I think any fortune teller with a knack for good sense would have seen it at the beginning of last semester: Urvi, huddled on the ground, jobless and passionless about anything resembling work.

This, my friends, is called burn-out. It’s what happens when you try to do too many things in too little time and force yourself to believe that you have the abilities of a Do-It-All God. Kids, learn from me: Don’t do it. Don’t tell yourself that you can take a full semester of challenging technical college courses, work part time as a teaching assistant, write your novel, work on personal electronics projects, attend club meetings (for clubs that actually do work), and somehow manage to squeeze in multiple research projects if you’re still breathing after all of that. Because that doesn’t work.
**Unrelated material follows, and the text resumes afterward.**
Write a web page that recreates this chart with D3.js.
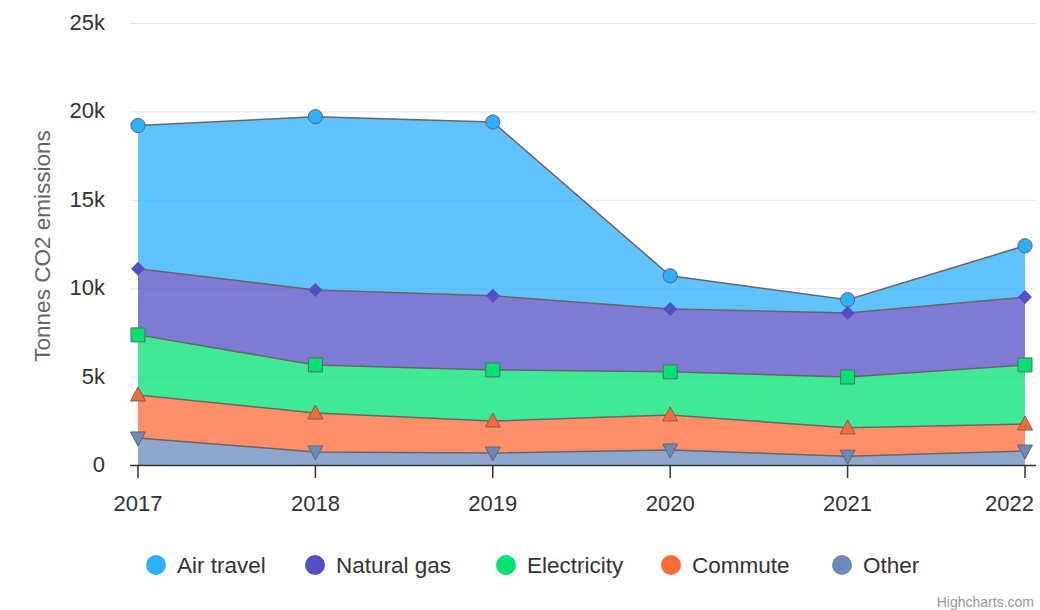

And because I was silly enough to believe that it WOULD work (and that I would miraculously find a way to MAKE it work, because that’s just the way I am), I am now without a paying job at the facility I have wanted to work in for months now. And I regret it.

So, with dread and panic growing inside of me, I moved back to Cleveland last week, trying to remedy all the screw-ups I’ve accumulated over the last semester. I regret that I didn’t get my goals accomplished, so I’m going to fix it this summer. I don’t have a paying job anymore, but I’m volunteering my time at MeRCIS, simply because I want to. (It’s proving to be a beautiful experience.) I’m writing. I started a sketchbook. I’m still learning electronics. And I’m going to stop there before I completely overwhelm myself again.

I have never felt more liberated in my life, nor have I felt more scared of what this spells out for my future. I am relieved that I have a resume-building job, but panic-stricken about everything else.

So, my friends, I’m going to challenge you: Take a break this summer. Do something for passion. I am beginning to see a little bit more happiness now that I’ve started untangling myself from this mess to focus on pursuing my passion. I encourage you to do the same.